Experts believe that online dating has revolutionized the dating game and become a "perfect example of technological Darwinism."
PHOTO: NY TIMES NEWS SERVICE
A survey by Parship.co.uk, the British subsidiary of Europe's largest dating service with more than 1.5 million members, reported that 3.6 million Britons used online dating services last year.
That amounts to 65 percent of the 5.4 million Britons who were looking for a relationship and used a dating service last year.
A spokeswoman for Relate, a leading British relationship counselling agency, said, "The Internet is the way people are looking these days. The stigma from dating agencies seems to have gone."
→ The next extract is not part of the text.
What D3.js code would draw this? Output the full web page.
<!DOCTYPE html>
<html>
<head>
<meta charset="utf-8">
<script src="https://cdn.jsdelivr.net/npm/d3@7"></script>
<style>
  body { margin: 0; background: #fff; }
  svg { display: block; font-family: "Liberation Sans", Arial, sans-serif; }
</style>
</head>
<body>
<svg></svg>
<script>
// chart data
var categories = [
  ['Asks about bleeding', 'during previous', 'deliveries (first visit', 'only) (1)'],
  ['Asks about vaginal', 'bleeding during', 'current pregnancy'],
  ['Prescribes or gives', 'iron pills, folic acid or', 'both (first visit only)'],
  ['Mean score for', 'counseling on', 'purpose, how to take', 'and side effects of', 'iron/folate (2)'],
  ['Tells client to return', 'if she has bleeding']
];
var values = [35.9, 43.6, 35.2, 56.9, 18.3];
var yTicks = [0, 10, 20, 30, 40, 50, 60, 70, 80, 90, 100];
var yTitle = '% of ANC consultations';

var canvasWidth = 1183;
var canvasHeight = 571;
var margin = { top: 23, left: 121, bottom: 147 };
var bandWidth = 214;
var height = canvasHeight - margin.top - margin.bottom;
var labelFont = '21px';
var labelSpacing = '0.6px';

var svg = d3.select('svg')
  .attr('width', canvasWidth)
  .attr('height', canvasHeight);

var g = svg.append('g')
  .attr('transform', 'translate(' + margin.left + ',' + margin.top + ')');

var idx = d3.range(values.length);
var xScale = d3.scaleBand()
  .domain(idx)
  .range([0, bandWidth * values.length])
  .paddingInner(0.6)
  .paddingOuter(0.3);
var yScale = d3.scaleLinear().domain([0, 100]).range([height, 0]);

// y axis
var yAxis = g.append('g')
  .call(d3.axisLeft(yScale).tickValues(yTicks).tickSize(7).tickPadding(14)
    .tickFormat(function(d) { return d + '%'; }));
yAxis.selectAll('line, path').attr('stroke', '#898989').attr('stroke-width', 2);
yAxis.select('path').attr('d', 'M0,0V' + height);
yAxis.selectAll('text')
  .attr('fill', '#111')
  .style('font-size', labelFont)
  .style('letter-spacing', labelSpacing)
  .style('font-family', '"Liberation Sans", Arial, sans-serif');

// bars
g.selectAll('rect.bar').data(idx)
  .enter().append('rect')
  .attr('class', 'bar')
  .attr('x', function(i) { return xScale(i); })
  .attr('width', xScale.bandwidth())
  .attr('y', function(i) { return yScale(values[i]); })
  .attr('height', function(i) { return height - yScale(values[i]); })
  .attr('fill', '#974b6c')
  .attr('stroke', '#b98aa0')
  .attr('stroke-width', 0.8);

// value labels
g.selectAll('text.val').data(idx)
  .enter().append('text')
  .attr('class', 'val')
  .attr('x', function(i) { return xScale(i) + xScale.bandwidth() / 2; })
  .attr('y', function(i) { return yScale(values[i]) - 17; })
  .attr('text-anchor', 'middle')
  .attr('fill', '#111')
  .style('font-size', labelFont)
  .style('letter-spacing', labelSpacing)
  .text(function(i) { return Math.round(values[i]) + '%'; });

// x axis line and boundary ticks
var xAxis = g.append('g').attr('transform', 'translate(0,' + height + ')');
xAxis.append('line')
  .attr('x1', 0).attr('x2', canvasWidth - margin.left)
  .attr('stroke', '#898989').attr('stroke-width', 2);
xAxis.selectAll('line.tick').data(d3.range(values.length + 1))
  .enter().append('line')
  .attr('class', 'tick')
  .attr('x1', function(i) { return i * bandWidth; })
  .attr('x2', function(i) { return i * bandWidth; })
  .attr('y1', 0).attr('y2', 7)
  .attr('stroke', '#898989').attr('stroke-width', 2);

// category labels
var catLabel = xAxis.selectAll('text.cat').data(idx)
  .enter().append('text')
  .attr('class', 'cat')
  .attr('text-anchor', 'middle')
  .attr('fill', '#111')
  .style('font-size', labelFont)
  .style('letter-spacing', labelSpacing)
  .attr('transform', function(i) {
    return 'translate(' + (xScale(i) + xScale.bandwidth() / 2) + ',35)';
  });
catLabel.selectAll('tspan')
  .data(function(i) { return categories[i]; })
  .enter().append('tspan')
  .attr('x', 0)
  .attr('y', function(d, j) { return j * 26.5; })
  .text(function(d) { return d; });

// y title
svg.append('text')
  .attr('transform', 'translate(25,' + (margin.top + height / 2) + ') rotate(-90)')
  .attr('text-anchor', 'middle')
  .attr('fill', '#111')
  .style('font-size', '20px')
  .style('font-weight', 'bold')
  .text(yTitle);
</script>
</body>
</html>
According to the Times, there are more than 100 independent online dating agencies in Britain, chasing a market that is valued at about US$20 million and expected to rise to US$83 million by 2008.
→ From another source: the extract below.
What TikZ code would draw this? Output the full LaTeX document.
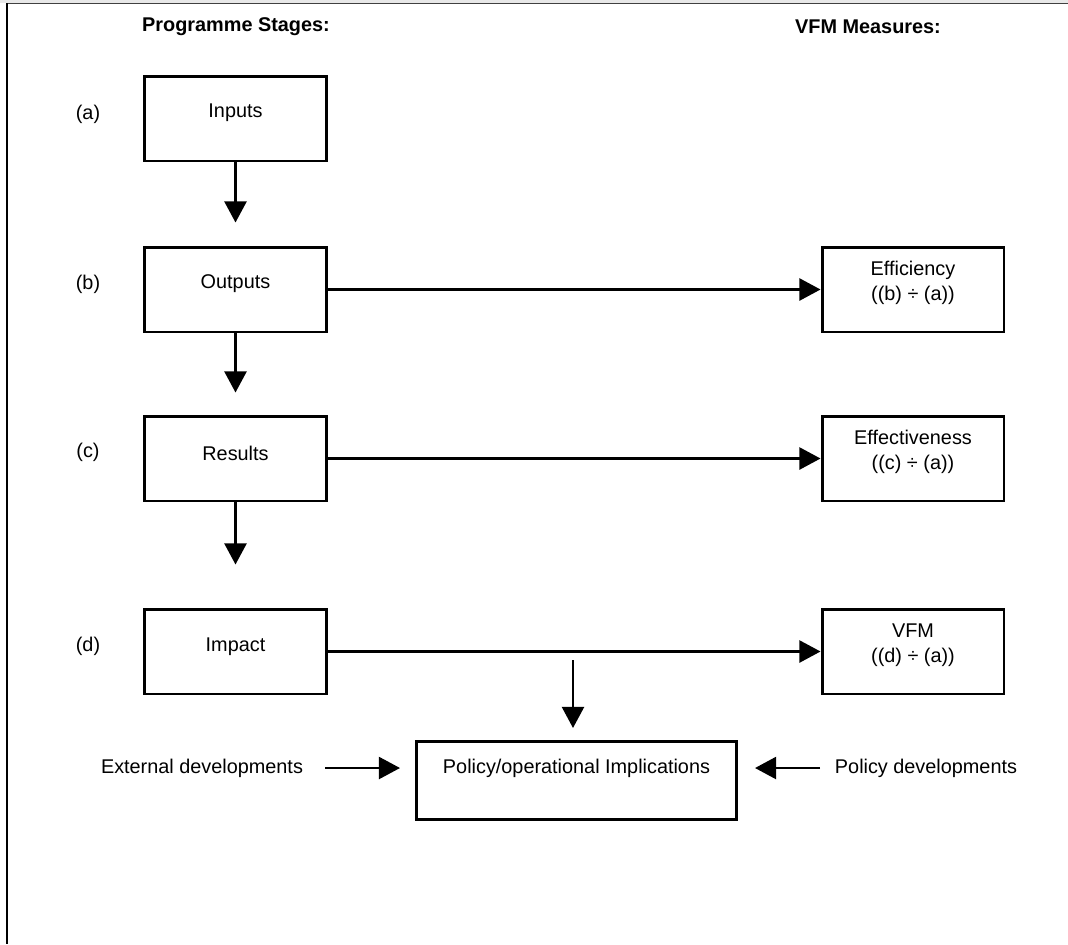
\documentclass[tikz,border=0pt]{standalone}
\usepackage{fontspec}
\setmainfont{Liberation Sans}
\usetikzlibrary{arrows.meta}
\begin{document}
\begin{tikzpicture}[x=0.02cm,y=-0.02cm,
  box/.style={draw=black,line width=1.7pt,minimum width=3.64cm,minimum height=1.7cm,inner sep=0pt},
  txt/.style={font=\fontsize{11.3pt}{14.2pt}\selectfont,align=center,inner sep=0pt},
  hdr/.style={font=\fontsize{11.3pt}{14.2pt}\selectfont\bfseries,inner sep=0pt},
  arr/.style={line width=1.4pt,-{Triangle[length=12pt,width=12.5pt]}}]
\useasboundingbox (0,0) rectangle (1068,944);
\fill[gray!18] (0,0) rectangle (1068,3);
\draw[line width=0.9pt,black!75] (6,3.5) -- (1068,3.5);
\draw[line width=1.2pt] (7,3) -- (7,944);
% headers
\node[hdr] (h1) at (236,27) {Programme Stages:};
\node[hdr] (h2) at (868,27) {VFM Measures:};
% labels
\node[txt] (la) at (88,114) {(a)};
\node[txt] (lb) at (88,284) {(b)};
\node[txt] (lc) at (88,452) {(c)};
\node[txt] (ld) at (88,646) {(d)};
% stage boxes
\node[box] (in) at (235.5,118.5) {};
\node[txt] (intxt) at (235.5,113) {Inputs};
\node[box] (out) at (235.5,289.5) {};
\node[txt] (outtxt) at (235.5,284) {Outputs};
\node[box] (res) at (235.5,458.5) {};
\node[txt] (restxt) at (235.5,453) {Results};
\node[box] (imp) at (235.5,651.5) {};
\node[txt] (imptxt) at (235.5,647) {Impact};
% measure boxes
\node[box] (eff) at (913,289.5) {};
\node[txt] (efftxt) at (913,283) {Efficiency\\((b) ÷ (a))};
\node[box] (effv) at (913,458.5) {};
\node[txt] (effvtxt) at (913,452) {Effectiveness\\((c) ÷ (a))};
\node[box] (vfm) at (913,651.5) {};
\node[txt] (vfmtxt) at (913,645) {VFM\\((d) ÷ (a))};
% policy box
\node[draw=black,line width=1.7pt,minimum width=6.42cm,minimum height=1.56cm,inner sep=0pt] (pol) at (576.5,780) {};
\node[txt] (poltxt) at (576.5,768) {Policy/operational Implications};
\node[txt] (ext) at (202,768) {External developments};
\node[txt] (pdev) at (926,768) {Policy developments};
% arrows
\draw[arr,shorten >=23*0.02cm] (in.south) -- (out.north);
\draw[arr,shorten >=22*0.02cm] (out.south) -- (res.north);
\draw[arr,shorten >=43*0.02cm] (res.south) -- (imp.north);
\draw[arr] (out.east) -- (eff.west);
\draw[arr] (effv.west -| res.east) -- (effv.west);
\draw[arr] (imp.east) -- (vfm.west);
\coordinate (s) at (573,660);
\coordinate (t) at (573,728);
\draw[arr] (s) -- (t);
\coordinate (e1) at (325,768);
\coordinate (e2) at (400,768);
\draw[arr] (e1) -- (e2);
\coordinate (p1) at (820,768);
\coordinate (p2) at (755,768);
\draw[arr] (p1) -- (p2);
\end{tikzpicture}
\end{document}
Parship says that 50 percent of single people believe they will meet a suitable partner through the Internet, up from 35 percent six months ago.
Chris Simpson, commercial director of the agency Telecom Express, said that greater interaction on the Internet had lured singletons online.
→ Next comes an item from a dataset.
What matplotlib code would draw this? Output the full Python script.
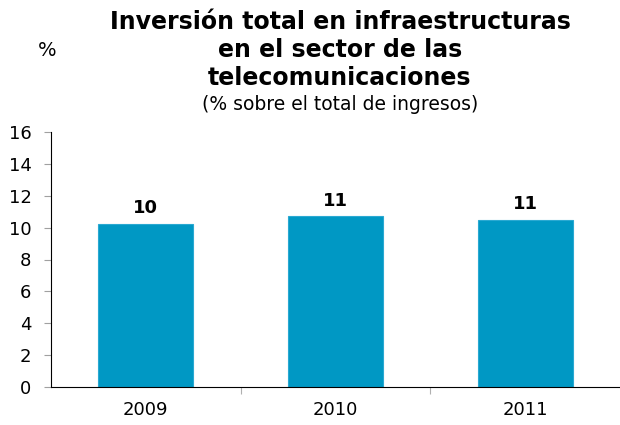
import matplotlib
matplotlib.use('Agg')
import matplotlib.pyplot as plt

years = ['2009', '2010', '2011']
values = [10.2, 10.7, 10.5]
labels = ['10', '11', '11']

plt.rcParams['font.family'] = ['DejaVu Sans']

f = plt.figure(figsize=(6.2, 4.25), dpi=100)
ax = f.add_axes([51 / 620, 1 - 387 / 425, 1 - 51 / 620, 255 / 425])

x = range(len(years))
bars = ax.bar(x, values, width=0.5, color='#0098c4', edgecolor='#2aa9d2', lw=0.8)
for b, l in zip(bars, labels):
  ax.annotate(l, (b.get_x() + b.get_width() / 2, b.get_height()),
              xytext=(0, 5), textcoords='offset points',
              ha='center', va='bottom', fontsize=13, fontweight='bold')

ax.set_xlim(-0.5, 2.5)
ax.set_ylim(0, 16)
ax.set_yticks(range(0, 17, 2))
ax.set_xticks(x)
ax.set_xticklabels(years)
ax.set_xticks([0.5, 1.5], minor=True)
ax.tick_params(axis='x', which='major', length=0, labelsize=13, pad=10)
ax.tick_params(axis='x', which='minor', length=5, color='#b0b0b0', width=0.8)
ax.tick_params(axis='y', length=5, color='#a0a0a0', labelsize=13, pad=9)

for s in ['top', 'right']:
  ax.spines[s].set_visible(False)
ax.spines['left'].set_color('black')
ax.spines['bottom'].set_color('black')
ax.spines['left'].set_linewidth(0.8)
ax.spines['bottom'].set_linewidth(0.8)

f.text(340 / 620, 1 - 50 / 425,
       'Inversión total en infraestructuras\nen el sector de las\ntelecomunicaciones',
       ha='center', va='center', fontsize=17, fontweight='bold', linespacing=1.2)
f.text(340 / 620, 1 - 105 / 425, '(% sobre el total de ingresos)',
       ha='center', va='center', fontsize=13.5)
f.text(47 / 620, 1 - 50 / 425, '%', ha='center', va='center', fontsize=14)

plt.savefig('out.png', dpi=100)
"If you could pick one single thing that's changed everything, it's the ability to see a picture of the person," he said.
At the top end of the online dating business, companies were emulating some of old agencies' attention to detail by asking clients to fill out extensive questionnaires.
This "weeded out" half-hearted fling-seekers and improved the chances of finding a good match.
Parship uses detailed psychometric tests similar to the personality profiles that many large companies employ to screen potential employees.
Love and Friends, an agency which has 75,000 British members, asks singletons to spend about an hour completing its form.
Mary Balfour, founder of Love and Friends, where a full "hand-holding" matchmaking service can cost more than US$8,800, said the Internet had revolutionized the dating industry by raising its profile and placing a new reliance on getting to know a date before meeting.
"It's like a return to old-fashioned love letters," she said. "You don't base your initial judgment on how someone looks but what their profile is like."
"Everybody you know who is single these days has at least had a good look at a dating Web site, introduction agency or personal ad.
"They have to, because all the old matchmaking institutions have gone, from the Church, the extended family, local community and factory floor to the ball and party circuits," added Balfour.
Richard Giordarno, a lecturer on Web-based social forms at Birkbeck College in London, said that electronic dating conferred a degree of control that people could never obtain from a face-to-face encounter.
"You can pick and choose the person you want to meet and you have control over the way you display yourself," he told the Times.